On September 9, 2004, GEC signed a joint-venture (JV) agreement with the state-owned Gécamines to rehabilitate and operate the Kananga and Tilwezembe mines. The deal was ratified by Joseph Kabila's presidential decree. The final joint-venture structure was held 75% by GEC and 25% by Gécamines, with GEC undertaking to invest $300–400 million in a new leaching plant, with projected output to reach 200,000 tons of copper a year, based on its interests in the huge KOV (Komoto Oliveira Virgule). GEC and Gécamines formed a subsidiary named DRC Copper and Cobalt Project (DCP), 75% owned by Global Enterprises Corporate Ltd. and 25% by Gécamines, with properties located next to Katanga Mining's properties near Kolwezi.

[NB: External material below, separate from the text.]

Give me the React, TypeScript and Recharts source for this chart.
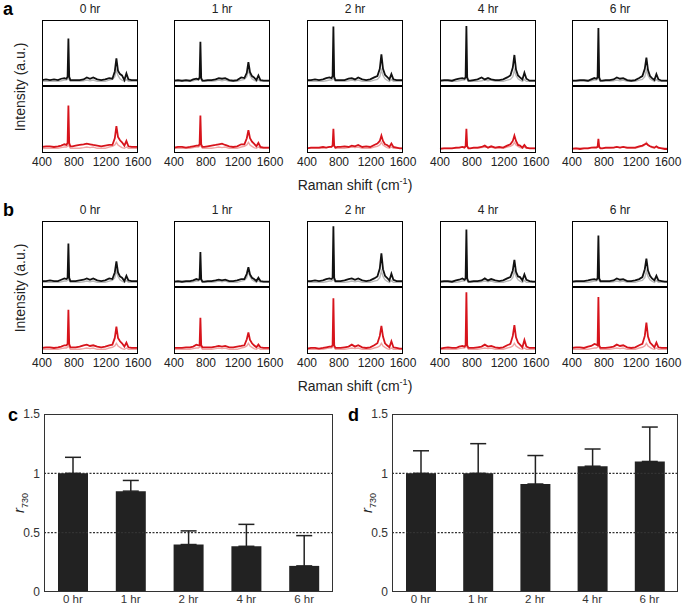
import { LineChart, Line, XAxis, YAxis, BarChart, Bar, ErrorBar, ReferenceLine } from 'recharts'

// Raman shift grid shared by every spectrum (cm-1)
const shift = [400, 450, 500, 550, 600, 640, 680, 705, 720, 730, 740, 755, 780, 820, 870, 920, 960, 1000, 1040, 1090, 1140, 1190, 1240, 1280, 1310, 1330, 1350, 1375, 1400, 1430, 1455, 1480, 1520, 1560, 1600]

// panel a, upper (black) spectra
const aTop0 = [9, 10, 9, 10, 9, 11, 12, 11, 14, 72, 14, 9, 9, 9, 9, 10, 13, 11, 13, 10, 9, 10, 12, 11, 22, 42, 23, 18, 16, 9, 19, 10, 9, 9, 9]
const aTop1 = [8, 9, 8, 9, 8, 10, 11, 10, 13, 67, 12, 8, 8, 9, 9, 10, 12, 11, 12, 9, 8, 9, 13, 12, 20, 36, 21, 15, 13, 9, 16, 9, 8, 8, 8]
const aTop2 = [9, 9, 10, 9, 10, 12, 13, 12, 15, 90, 14, 9, 9, 9, 9, 11, 12, 10, 13, 10, 9, 10, 13, 15, 26, 48, 26, 17, 14, 10, 18, 10, 9, 9, 9]
const aTop4 = [8, 9, 9, 8, 10, 11, 12, 11, 13, 91, 13, 8, 8, 9, 10, 13, 10, 12, 10, 9, 9, 10, 13, 16, 28, 47, 25, 16, 13, 10, 20, 11, 8, 8, 8]
const aTop6 = [8, 8, 9, 9, 8, 10, 12, 11, 13, 88, 13, 8, 8, 9, 9, 10, 13, 11, 12, 9, 8, 9, 12, 15, 26, 43, 24, 15, 12, 9, 18, 10, 8, 8, 8]
// panel a, lower (red) spectra
const aBot0 = [9, 10, 10, 9, 10, 11, 13, 12, 15, 71, 15, 10, 10, 11, 12, 13, 14, 13, 12, 11, 10, 11, 12, 12, 22, 40, 24, 19, 16, 11, 18, 10, 9, 9, 9]
const aBot1 = [8, 9, 9, 8, 9, 10, 11, 11, 13, 56, 13, 9, 9, 10, 11, 12, 13, 14, 12, 10, 9, 10, 13, 13, 22, 34, 22, 17, 14, 10, 15, 9, 8, 8, 8]
const aBot2 = [7, 8, 8, 8, 9, 8, 9, 9, 11, 36, 11, 8, 9, 9, 10, 9, 11, 10, 12, 9, 10, 9, 12, 14, 18, 26, 18, 13, 12, 9, 14, 9, 8, 7, 7]
const aBot4 = [6, 7, 7, 7, 8, 8, 9, 8, 10, 36, 10, 7, 7, 8, 8, 9, 11, 8, 10, 8, 9, 8, 11, 13, 18, 26, 18, 12, 11, 8, 12, 8, 7, 7, 7]
const aBot6 = [6, 7, 6, 7, 7, 8, 8, 8, 9, 21, 9, 7, 7, 8, 8, 8, 9, 8, 9, 8, 8, 8, 10, 11, 13, 14, 12, 10, 9, 8, 10, 8, 7, 6, 6]
// panel b, upper (black) spectra
const bTop0 = [9, 9, 10, 9, 9, 11, 13, 12, 14, 66, 14, 9, 9, 9, 10, 11, 13, 11, 13, 10, 9, 10, 13, 12, 22, 39, 22, 16, 14, 9, 17, 10, 9, 9, 9]
const bTop1 = [8, 9, 8, 9, 9, 10, 12, 11, 12, 53, 12, 8, 8, 9, 9, 10, 11, 10, 11, 9, 9, 10, 12, 12, 20, 30, 19, 14, 12, 9, 14, 9, 8, 8, 8]
const bTop2 = [9, 9, 10, 9, 10, 12, 13, 12, 14, 92, 14, 9, 9, 9, 10, 12, 13, 11, 13, 10, 9, 10, 13, 16, 28, 51, 27, 17, 14, 10, 20, 11, 9, 9, 9]
const bTop4 = [8, 9, 9, 8, 10, 11, 13, 11, 13, 87, 13, 8, 8, 9, 9, 10, 13, 10, 12, 10, 9, 10, 13, 15, 25, 41, 23, 16, 15, 10, 19, 11, 9, 8, 8]
const bTop6 = [8, 9, 9, 9, 10, 11, 12, 11, 13, 78, 13, 9, 9, 9, 9, 10, 13, 11, 12, 9, 9, 10, 12, 15, 27, 43, 25, 17, 13, 10, 17, 10, 9, 8, 8]
// panel b, lower (red) spectra
const bBot0 = [9, 10, 10, 9, 10, 11, 13, 13, 15, 66, 15, 10, 10, 10, 11, 13, 14, 12, 13, 11, 10, 11, 13, 14, 24, 41, 24, 19, 16, 11, 17, 10, 9, 9, 9]
const bBot1 = [9, 9, 9, 10, 10, 11, 14, 13, 13, 54, 13, 10, 10, 10, 10, 11, 12, 11, 12, 10, 10, 11, 12, 13, 22, 32, 21, 16, 13, 10, 14, 10, 9, 9, 9]
const bBot2 = [8, 9, 9, 8, 9, 10, 11, 11, 13, 83, 13, 9, 9, 9, 10, 11, 14, 11, 13, 10, 9, 10, 13, 16, 27, 42, 26, 16, 13, 10, 19, 10, 9, 8, 8]
const bBot4 = [8, 9, 10, 9, 9, 11, 12, 11, 13, 92, 13, 9, 9, 9, 10, 11, 14, 11, 12, 10, 9, 10, 13, 15, 27, 43, 25, 17, 14, 10, 21, 11, 9, 9, 9]
const bBot6 = [9, 10, 10, 9, 11, 12, 15, 14, 13, 85, 13, 9, 9, 9, 10, 11, 14, 12, 13, 10, 9, 10, 13, 15, 27, 47, 26, 17, 14, 10, 17, 10, 9, 9, 9]
// faint reference traces under the main ones
const grayTop = [7, 7, 7, 7, 7, 8, 9, 9, 10, 18, 10, 7, 7, 7, 7, 8, 9, 8, 9, 7, 7, 7, 9, 10, 14, 24, 16, 11, 9, 7, 10, 7, 7, 7, 7]
const pinkBot = [7, 7, 7, 7, 7, 8, 9, 9, 10, 14, 10, 7, 7, 7, 7, 8, 9, 8, 9, 7, 7, 7, 9, 10, 12, 16, 12, 10, 8, 7, 9, 7, 7, 7, 7]

const hours = ['0 hr', '1 hr', '2 hr', '4 hr', '6 hr']
const aTops = [aTop0, aTop1, aTop2, aTop4, aTop6]
const aBots = [aBot0, aBot1, aBot2, aBot4, aBot6]
const bTops = [bTop0, bTop1, bTop2, bTop4, bTop6]
const bBots = [bBot0, bBot1, bBot2, bBot4, bBot6]
const shiftTicks = [400, 800, 1200, 1600]

// panels c and d
const ratioC = [1.0, 0.85, 0.4, 0.385, 0.22]
const upperC = [1.135, 0.94, 0.515, 0.57, 0.475]
const ratioD = [1.0, 1.0, 0.91, 1.06, 1.1]
const upperD = [1.19, 1.25, 1.15, 1.205, 1.39]
const ratioTicks = [0, 0.5, 1, 1.5]

const BOX_W = 96
const TOP_H = 66
const BOT_H = 67
const boxLeft = [42, 174, 307, 440, 572]
const font = '"Liberation Sans", Arial, sans-serif'

function Spectra({ left, top, title, upper, lower }) {
  const upRows = shift.map((x, i) => ({ x, v: upper[i], g: grayTop[i] }))
  const lowRows = shift.map((x, i) => ({ x, v: lower[i], g: pinkBot[i] }))
  return (
    <div style={{ position: 'absolute', left, top, width: BOX_W, height: TOP_H + BOT_H }}>
      <div style={{ position: 'absolute', top: -18, left: 0, width: BOX_W, textAlign: 'center', fontSize: 12, color: '#222' }}>
        {title}
      </div>
      <div style={{ position: 'absolute', left: 0, top: 0 }}>
        <LineChart width={BOX_W} height={TOP_H} data={upRows} margin={{ top: 0, right: 0, bottom: 0, left: 0 }}>
          <XAxis dataKey="x" type="number" domain={[400, 1600]} ticks={[800, 1200]} height={0} mirror
            tick={false} axisLine={false} tickSize={4} tickLine={{ stroke: '#000', strokeWidth: 1.2 }} />
          <YAxis hide domain={[0, 100]} />
          <Line dataKey="g" type="linear" stroke="#b8b8b8" strokeWidth={1.4} dot={false} isAnimationActive={false} />
          <Line dataKey="v" type="linear" stroke="#111" strokeWidth={1.8} dot={false} isAnimationActive={false} />
        </LineChart>
      </div>
      <div style={{ position: 'absolute', left: -20, top: TOP_H }}>
        <LineChart width={BOX_W + 40} height={BOT_H + 20} data={lowRows} margin={{ top: 0, right: 20, bottom: 0, left: 20 }}>
          <XAxis dataKey="x" type="number" domain={[400, 1600]} ticks={shiftTicks} interval={0} height={20}
            tickLine={false} axisLine={false} tickSize={2} tickMargin={2} tick={{ fontSize: 12, fill: '#222' }} />
          <YAxis hide domain={[0, 100]} />
          <Line dataKey="g" type="linear" stroke="#f0a4a4" strokeWidth={1.4} dot={false} isAnimationActive={false} />
          <Line dataKey="v" type="linear" stroke="#d7141c" strokeWidth={1.8} dot={false} isAnimationActive={false} />
        </LineChart>
      </div>
      <div style={{ position: 'absolute', left: 0, top: 0, width: BOX_W, height: TOP_H + BOT_H, border: '1.5px solid #000', boxSizing: 'border-box', pointerEvents: 'none' }} />
      <div style={{ position: 'absolute', left: 0, top: TOP_H - 0.75, width: BOX_W, height: 1.5, background: '#000' }} />
    </div>
  )
}

function SpectraRow({ top, tops, bots, letter }) {
  return (
    <>
      <div style={{ position: 'absolute', left: 3, top: top - 20, fontSize: 18, fontWeight: 'bold', lineHeight: 1.1 }}>{letter}</div>
      {hours.map((h, i) => (
        <Spectra key={h} left={boxLeft[i]} top={top} title={h} upper={tops[i]} lower={bots[i]} />
      ))}
      <div style={{ position: 'absolute', left: 20, top: top + 67, transform: 'translate(-50%, -50%) rotate(-90deg)', fontSize: 14, whiteSpace: 'nowrap', color: '#222' }}>
        Intensity (a.u.)
      </div>
      <div style={{ position: 'absolute', left: 255, width: 200, top: top + 156, textAlign: 'center', fontSize: 14, color: '#222' }}>
        Raman shift (cm<sup style={{ fontSize: 9 }}>-1</sup>)
      </div>
    </>
  )
}

function RatioChart({ left, letter, ratio, upper, marginLeft, marginRight }) {
  const rows = hours.map((h, i) => ({ h, r: ratio[i], err: [0, upper[i] - ratio[i]] }))
  const W = 345
  const H = 207
  const frameLeft = marginLeft + 30
  const frameW = W - frameLeft - marginRight
  return (
    <div style={{ position: 'absolute', left, top: 400, width: W, height: H }}>
      <div style={{ position: 'absolute', left: 8, top: 6, fontSize: 18, fontWeight: 'bold', lineHeight: 1 }}>{letter}</div>
      <BarChart width={W} height={H} data={rows} margin={{ top: 14, right: marginRight, bottom: 0, left: marginLeft }} barSize={30}>
        <XAxis dataKey="h" height={15} tickLine={false} axisLine={false} tickSize={1} tickMargin={2} interval={0}
          tick={{ fontSize: 11.5, fill: '#333' }} />
        <YAxis domain={[0, 1.5]} ticks={ratioTicks} width={30} tickLine={false} axisLine={false} tickSize={3} tickMargin={1}
          tick={{ fontSize: 12, fill: '#333' }} tickFormatter={(v) => String(v)} />
        <ReferenceLine y={1} stroke="#333" strokeWidth={1.3} strokeDasharray="2 1.5" />
        <ReferenceLine y={0.5} stroke="#333" strokeWidth={1.3} strokeDasharray="2 1.5" />
        <Bar dataKey="r" fill="#222" isAnimationActive={false}>
          <ErrorBar dataKey="err" width={8} stroke="#222" strokeWidth={1.5} direction="y" />
        </Bar>
      </BarChart>
      <div style={{ position: 'absolute', left: frameLeft, top: 14, width: frameW, height: H - 14 - 15, border: '1.5px solid #333', boxSizing: 'border-box', pointerEvents: 'none' }} />
      <div style={{ position: 'absolute', left: frameLeft - 24, top: 103, transform: 'translate(-50%, -50%) rotate(-90deg)', fontSize: 15, whiteSpace: 'nowrap', color: '#222' }}>
        <span style={{ fontStyle: 'italic' }}>r</span>
        <sub style={{ fontSize: 9 }}>730</sub>
      </div>
    </div>
  )
}

export default function App() {
  return (
    <div style={{ position: 'absolute', left: 0, top: 0, width: 685, height: 607, background: '#fff', fontFamily: font, overflow: 'hidden' }}>
      <SpectraRow top={20} tops={aTops} bots={aBots} letter="a" />
      <SpectraRow top={221} tops={bTops} bots={bBots} letter="b" />
      <RatioChart left={0} letter="c" ratio={ratioC} upper={upperC} marginLeft={14} marginRight={12} />
      <RatioChart left={340} letter="d" ratio={ratioD} upper={upperD} marginLeft={22} marginRight={7} />
    </div>
  )
}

===Nikanor plc and KOV (Komoto Oliveira Virgule)===
KOV (Komoto Oliveira Virgule) is a "massive open cast copper-cobalt project comprising the world-class assets Tilwezembe and Kananga deposits and the Kolwesi concentrator in the DRC's Katanga province." In 2006, exploitation permits for the assets were transferred to the companies' subsidiary, DCP. Gertler and Steinmetz placed GEC's 75% share of KOV into Nikanor plc, registered in the Isle of Man.

===Nikanor and Katanga Mining Limited===
In January 2008, Nikanor was merged into Katanga Mining Limited, when the latter acquired it for $452 million. Katanga Mining Limited operates a major mine complex in the DRC producing refined copper and cobalt with the "potential of becoming Africa's largest copper producer and the world's largest cobalt producer." Katanga paid $452 million in cash to Nikanor shareholders. Nikanor planned on participating in the consolidation of the companies operating in the Zambian–DRC Copperbelt region.